И ласково погладил меня Батюшка по волосам и сказал: «Зачем ты все задумываешься; судьба человека в руках Божиих, и загадывать не нужно, живи помаленьку день ото дня, и Бог устроит жизнь твою так, как ты сама и не ожидаешь. Что жизнь твоя устроится, я вижу ясно, только не предупреждай событий, и все будет дано тебе. А что ты меня спрашиваешь, какая у тебя природа, то... — И Батюшка посмотрел на меня. — Организация у тебя более духовная, и физическая сторона брака будет для тебя тяжела, ты себя сама не понимаешь, но только я отнюдь не говорю тебе, чтобы ты не выходила замуж, — это в руках Божиих».
Слова Батюшки смутили меня. Мне казалось, что я скрыла что-то; не вязался мой рассказ с тем, что Батюшка сказал о духовной стороне моего существа. Мне было очень больно, что Батюшка ошибся во мне и думает обо мне лучше, чем я есть на самом деле. Слова Батюшки поразили меня. Неужели Батюшка не понял моего рассказа, — думала я в смущении, и может после того, что было со мной, считать меня духовной; и я винила себя, что, может, рассказала неточно и ввела Батюшку в заблуждение, казалось, что я обманула его, и мне было стыдно. Я тогда не поняла, что Батюшка не мог не понять моего рассказа, но хотел поднять меня в моих собственных глазах, утешить, подбодрить. И о том, что было в меня заложено как возможное, он говорил как о настоящем, он давал мне вперед, поднимая меня, падающую и убитую.

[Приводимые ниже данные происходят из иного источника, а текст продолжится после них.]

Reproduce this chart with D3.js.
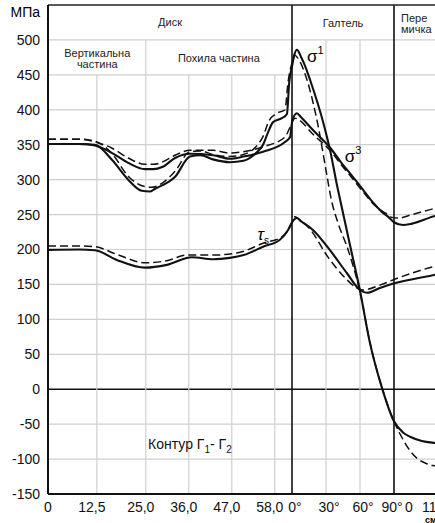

Я тогда подумала, помню, что Батюшка все же недостаточно зорок, и усомнилась в нем. Но в глазах его была какая-то сила, и я все больше и больше припоминала свое прошлое, ища в Батюшке защиту от самой себя. Я рассказала, что холодна с мамой, а что она очень любит меня. И рассказал мне Батюшка, как одна девушка уехала от больной матери в гости и как мать умерла в тот же день, и как дочь сходила с ума и два года ходила к Батюшке, не находя себе места. И плакала я горько, и просила Батюшку не отпускать меня от себя — так легко мне было с ним, и так страшно в рассказе передо мной прошла моя темная жизнь. И говорила я Батюшке о тоске моей и о страхе того, что покончу я с собой, как сестра моя бедная, — та, что была в монастыре, и что нет мне прощения и нет спасения. И взял тут Батюшка мою голову в руки свои и взъерошил волосы и, улыбаясь, говорил: «Ну и глупая же голова у этой Татьяны — что выдумала». И казалось мне, что солнце вошло в мою голову, что спала тяжесть с нее, и, всхлипывая еще, я понемногу затихла, все тише и тише плакала я... А когда Батюшка отнял свои руки, я уже совсем не плакала, и казалось мне, что это был сон тяжелый, о чем я рассказывала ему сейчас, а на самом деле ничего не было. И, благословив, отпустил меня Батюшка, обещая молиться за меня. И когда я ехала в поезде домой, казалось мне, что птички поют в сердце моем, и улыбалась я радостно жизни, а в руке крепко зажала две просфоры, одну маме, а другую тому человеку, который привел меня к Батюшке.
Но не выдержала я Батюшкиного подарка и не послушалась слов его, — все, легковерная, искала я счастья и запутывалась все больше и больше. Когда поехала второй раз к Батюшке и не удалось его повидать — не жалела я, боялась суда его; тогда уже понимала я, что дал он мне в долг и обязана я вернуть этот долг сторицей.